On April 21, 2021, we filed with the Securities and Exchange Commission a
Registration Statement on Form S-1 to register a firm commitment underwritten
public offering of Units consisting of common shares and common share purchase
warrants in the aggregate amount of $15,000,000 (the "Offering"). The offering
price of the Units will be determined between the underwriter and the Company at
the time of pricing, considering our historical performance and capital
structure, prevailing market conditions, and overall assessment of our business,
and may be at a discount to the then current market price.



In connection with the Offering, we have applied to list its common stock and
warrants on the Nasdaq Capital Market under the symbols "DSGT" and "DSGTW". No
assurance can be given that our application will be approved or that the trading
prices of its common stock on the OTCQB market will be indicative of the prices
of its common stock if its common stock were traded on the Nasdaq Capital
Market. If the listing application is not approved by the Nasdaq Stock Market,
we will not be able to consummate the Offering and will terminate the Offering.



Off-Balance Sheet Transactions

We do not have any off-balance sheet arrangements.

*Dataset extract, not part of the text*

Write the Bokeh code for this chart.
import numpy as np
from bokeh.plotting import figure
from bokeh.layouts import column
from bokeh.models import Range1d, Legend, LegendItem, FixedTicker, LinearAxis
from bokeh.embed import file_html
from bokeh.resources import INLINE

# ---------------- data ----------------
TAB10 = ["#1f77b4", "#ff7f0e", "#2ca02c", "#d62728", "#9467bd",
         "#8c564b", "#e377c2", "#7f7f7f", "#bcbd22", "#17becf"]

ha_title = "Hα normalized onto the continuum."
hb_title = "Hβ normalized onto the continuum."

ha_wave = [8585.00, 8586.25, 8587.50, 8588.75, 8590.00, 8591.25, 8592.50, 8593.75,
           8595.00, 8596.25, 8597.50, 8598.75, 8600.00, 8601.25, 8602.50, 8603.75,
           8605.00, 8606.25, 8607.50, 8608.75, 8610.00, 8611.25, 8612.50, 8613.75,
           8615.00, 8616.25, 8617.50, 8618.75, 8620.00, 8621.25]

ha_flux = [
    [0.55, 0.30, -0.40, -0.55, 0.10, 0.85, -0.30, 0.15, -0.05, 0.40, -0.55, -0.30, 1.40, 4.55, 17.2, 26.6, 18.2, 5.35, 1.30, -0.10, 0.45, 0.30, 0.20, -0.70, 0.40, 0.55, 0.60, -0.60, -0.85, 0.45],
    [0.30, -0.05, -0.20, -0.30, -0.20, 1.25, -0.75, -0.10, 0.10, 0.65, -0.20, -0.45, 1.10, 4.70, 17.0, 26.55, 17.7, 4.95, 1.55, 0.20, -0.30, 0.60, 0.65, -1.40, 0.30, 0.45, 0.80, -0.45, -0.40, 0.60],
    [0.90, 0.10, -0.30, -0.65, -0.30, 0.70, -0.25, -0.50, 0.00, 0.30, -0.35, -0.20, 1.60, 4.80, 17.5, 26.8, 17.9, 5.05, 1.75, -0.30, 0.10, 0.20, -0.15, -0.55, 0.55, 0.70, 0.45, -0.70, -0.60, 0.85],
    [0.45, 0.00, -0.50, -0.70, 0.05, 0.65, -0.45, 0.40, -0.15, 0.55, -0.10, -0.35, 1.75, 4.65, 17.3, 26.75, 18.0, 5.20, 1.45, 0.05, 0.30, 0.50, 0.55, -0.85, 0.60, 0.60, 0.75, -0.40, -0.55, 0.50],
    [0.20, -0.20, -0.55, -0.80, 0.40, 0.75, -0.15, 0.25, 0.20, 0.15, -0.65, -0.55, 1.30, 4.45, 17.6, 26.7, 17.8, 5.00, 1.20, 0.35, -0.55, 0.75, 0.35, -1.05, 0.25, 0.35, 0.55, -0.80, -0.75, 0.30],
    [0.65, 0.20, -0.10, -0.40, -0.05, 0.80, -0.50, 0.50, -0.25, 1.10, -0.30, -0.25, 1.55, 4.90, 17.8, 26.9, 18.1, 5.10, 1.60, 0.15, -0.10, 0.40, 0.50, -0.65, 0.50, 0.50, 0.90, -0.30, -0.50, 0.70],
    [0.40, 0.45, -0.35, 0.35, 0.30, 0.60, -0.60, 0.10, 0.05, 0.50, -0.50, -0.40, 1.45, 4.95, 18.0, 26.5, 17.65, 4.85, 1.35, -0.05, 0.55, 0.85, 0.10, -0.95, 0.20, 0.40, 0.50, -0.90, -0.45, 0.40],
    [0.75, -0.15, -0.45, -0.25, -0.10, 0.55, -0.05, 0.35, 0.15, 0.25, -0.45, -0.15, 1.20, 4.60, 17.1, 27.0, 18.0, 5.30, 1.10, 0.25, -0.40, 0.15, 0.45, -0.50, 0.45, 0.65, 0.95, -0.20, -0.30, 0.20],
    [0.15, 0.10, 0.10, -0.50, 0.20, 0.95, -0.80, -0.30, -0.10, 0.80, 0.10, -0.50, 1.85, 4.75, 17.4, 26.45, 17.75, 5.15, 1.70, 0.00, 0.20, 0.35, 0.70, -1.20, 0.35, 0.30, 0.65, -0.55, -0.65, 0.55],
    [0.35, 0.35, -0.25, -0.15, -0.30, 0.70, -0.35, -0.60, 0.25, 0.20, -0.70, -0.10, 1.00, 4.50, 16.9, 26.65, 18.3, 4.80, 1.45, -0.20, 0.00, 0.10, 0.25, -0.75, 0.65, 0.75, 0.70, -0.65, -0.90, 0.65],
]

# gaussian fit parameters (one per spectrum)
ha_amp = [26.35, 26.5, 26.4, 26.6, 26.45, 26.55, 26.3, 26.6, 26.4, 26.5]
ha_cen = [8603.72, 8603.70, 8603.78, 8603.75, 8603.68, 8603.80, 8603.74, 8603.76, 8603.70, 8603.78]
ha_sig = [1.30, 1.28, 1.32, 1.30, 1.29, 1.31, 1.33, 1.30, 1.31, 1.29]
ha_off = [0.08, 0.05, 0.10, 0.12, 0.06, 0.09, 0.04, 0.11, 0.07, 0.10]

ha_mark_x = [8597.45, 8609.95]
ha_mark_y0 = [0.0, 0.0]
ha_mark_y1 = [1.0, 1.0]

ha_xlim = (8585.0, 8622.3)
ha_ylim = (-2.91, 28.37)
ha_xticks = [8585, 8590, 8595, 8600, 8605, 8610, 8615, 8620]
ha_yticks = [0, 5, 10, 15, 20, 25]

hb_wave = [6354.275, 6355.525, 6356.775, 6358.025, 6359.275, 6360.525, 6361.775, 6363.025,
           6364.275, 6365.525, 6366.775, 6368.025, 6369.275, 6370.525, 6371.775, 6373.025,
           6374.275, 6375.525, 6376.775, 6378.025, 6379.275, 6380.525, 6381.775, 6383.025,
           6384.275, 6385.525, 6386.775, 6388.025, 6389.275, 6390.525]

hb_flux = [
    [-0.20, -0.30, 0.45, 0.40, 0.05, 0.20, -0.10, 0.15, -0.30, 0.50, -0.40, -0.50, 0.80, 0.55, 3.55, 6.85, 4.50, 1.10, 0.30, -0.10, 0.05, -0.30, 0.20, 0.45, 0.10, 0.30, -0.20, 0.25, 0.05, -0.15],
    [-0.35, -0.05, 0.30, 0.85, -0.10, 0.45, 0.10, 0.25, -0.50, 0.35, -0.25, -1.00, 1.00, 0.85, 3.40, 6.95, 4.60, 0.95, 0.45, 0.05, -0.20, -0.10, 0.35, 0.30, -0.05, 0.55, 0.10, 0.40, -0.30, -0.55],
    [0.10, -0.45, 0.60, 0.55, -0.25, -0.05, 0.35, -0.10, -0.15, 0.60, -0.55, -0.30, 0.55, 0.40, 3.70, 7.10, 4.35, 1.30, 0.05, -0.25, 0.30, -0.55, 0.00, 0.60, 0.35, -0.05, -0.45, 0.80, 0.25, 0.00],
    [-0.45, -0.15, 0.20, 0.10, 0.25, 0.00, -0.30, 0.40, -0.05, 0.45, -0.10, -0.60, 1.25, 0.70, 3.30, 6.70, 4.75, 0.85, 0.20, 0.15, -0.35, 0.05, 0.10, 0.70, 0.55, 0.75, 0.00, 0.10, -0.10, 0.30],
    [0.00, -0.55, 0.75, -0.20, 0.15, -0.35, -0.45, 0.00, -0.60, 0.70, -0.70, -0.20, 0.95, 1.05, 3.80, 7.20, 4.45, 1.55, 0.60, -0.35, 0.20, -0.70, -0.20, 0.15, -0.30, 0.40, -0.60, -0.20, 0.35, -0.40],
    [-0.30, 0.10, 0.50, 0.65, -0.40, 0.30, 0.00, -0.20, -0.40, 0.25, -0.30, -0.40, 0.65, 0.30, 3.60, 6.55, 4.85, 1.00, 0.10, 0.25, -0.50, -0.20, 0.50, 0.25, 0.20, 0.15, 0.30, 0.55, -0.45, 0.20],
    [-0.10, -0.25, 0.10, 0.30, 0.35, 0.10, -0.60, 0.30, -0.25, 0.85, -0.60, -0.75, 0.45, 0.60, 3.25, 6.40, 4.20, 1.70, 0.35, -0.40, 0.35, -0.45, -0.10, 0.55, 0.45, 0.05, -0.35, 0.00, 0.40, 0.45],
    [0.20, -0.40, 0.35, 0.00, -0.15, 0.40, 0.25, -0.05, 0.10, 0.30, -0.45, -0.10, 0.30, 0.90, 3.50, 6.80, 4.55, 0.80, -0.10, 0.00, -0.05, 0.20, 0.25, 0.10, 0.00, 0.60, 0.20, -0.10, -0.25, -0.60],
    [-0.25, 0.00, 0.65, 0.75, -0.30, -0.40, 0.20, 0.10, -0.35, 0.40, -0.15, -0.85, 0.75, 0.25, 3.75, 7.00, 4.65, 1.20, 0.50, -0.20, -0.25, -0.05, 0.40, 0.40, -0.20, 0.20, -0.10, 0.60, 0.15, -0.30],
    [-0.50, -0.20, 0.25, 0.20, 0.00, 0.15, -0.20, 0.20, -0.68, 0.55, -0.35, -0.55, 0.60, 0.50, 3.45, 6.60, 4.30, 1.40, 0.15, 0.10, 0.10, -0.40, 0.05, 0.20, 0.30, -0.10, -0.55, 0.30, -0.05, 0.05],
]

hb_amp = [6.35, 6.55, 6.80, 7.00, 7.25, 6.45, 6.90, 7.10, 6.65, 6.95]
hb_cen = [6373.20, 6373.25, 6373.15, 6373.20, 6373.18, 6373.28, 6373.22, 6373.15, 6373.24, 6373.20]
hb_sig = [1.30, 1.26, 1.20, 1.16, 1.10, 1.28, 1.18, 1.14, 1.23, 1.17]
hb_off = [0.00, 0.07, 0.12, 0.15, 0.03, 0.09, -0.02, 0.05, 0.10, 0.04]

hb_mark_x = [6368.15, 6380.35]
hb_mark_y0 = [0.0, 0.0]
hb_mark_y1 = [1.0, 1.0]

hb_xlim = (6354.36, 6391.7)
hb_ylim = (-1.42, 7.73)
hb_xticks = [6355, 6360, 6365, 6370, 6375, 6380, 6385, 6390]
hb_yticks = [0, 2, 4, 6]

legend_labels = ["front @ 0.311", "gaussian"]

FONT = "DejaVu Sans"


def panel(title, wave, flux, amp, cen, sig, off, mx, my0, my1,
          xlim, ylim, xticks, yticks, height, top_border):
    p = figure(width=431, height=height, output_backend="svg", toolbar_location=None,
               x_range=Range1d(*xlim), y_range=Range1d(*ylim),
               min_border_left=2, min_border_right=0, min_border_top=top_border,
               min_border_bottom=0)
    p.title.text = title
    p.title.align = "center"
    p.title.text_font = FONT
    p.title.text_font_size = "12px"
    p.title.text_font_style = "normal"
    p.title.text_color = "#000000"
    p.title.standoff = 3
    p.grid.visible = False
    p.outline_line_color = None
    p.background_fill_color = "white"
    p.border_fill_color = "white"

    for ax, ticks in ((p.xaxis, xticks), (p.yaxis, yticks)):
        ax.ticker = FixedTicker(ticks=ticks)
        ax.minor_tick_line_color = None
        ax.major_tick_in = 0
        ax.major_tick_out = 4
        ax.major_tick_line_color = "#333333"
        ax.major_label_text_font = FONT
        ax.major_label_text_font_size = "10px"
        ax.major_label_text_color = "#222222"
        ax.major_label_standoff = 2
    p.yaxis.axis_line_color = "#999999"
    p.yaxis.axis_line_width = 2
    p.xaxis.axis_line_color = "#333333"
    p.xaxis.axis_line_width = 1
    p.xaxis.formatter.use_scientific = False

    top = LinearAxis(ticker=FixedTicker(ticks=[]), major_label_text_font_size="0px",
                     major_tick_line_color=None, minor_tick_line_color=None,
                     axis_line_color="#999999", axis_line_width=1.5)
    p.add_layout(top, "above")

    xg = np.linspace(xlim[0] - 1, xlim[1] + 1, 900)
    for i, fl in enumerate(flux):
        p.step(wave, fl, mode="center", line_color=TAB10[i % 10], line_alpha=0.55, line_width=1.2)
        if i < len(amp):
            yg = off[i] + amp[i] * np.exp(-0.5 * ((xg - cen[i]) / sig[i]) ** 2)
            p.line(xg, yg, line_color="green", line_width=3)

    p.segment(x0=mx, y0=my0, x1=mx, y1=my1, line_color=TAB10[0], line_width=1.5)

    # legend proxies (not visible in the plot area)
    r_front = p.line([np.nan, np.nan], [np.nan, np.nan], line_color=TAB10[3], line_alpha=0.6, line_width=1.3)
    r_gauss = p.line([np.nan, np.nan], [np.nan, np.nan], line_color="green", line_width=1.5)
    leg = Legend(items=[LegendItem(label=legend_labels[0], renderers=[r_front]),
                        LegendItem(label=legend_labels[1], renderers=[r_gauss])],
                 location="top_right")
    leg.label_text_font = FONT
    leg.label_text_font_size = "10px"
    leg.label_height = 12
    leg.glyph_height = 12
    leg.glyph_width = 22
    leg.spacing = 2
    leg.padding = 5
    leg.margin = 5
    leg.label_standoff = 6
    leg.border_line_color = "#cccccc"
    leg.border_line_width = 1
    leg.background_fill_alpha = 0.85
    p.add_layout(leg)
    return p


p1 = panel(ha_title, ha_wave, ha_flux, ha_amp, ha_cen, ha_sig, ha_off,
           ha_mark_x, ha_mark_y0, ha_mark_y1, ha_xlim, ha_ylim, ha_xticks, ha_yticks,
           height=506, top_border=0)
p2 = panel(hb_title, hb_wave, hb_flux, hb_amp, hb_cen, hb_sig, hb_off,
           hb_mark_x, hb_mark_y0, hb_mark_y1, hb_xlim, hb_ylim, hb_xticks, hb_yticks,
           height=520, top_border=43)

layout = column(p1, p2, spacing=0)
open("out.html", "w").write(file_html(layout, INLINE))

Critical Accounting Policies and Estimates





We prepare our consolidated financial statements in accordance with U.S. GAAP.
The preparation of consolidated financial statements also requires us to make
estimates and assumptions that affect the reported amounts of assets,
liabilities, revenue, costs and expenses, and related disclosures. We base our
estimates on historical experience and on various other assumptions that we
believe to be reasonable under the circumstances. Actual results could differ
significantly from the estimates made by our management. To the extent that
there are differences between our estimates and actual results, our future
financial statements presentation, financial condition, results of operations,
and cash flows will be affected.



56





We believe that the assumptions and estimates associated with revenue recognition, foreign currency and foreign currency transactions and comprehensive loss have the greatest potential impact on our consolidated financial statements. Therefore, we consider these to be our critical accounting policies and estimates. For further information on all of our significant accounting policies, see the notes to our condensed consolidated financial statements.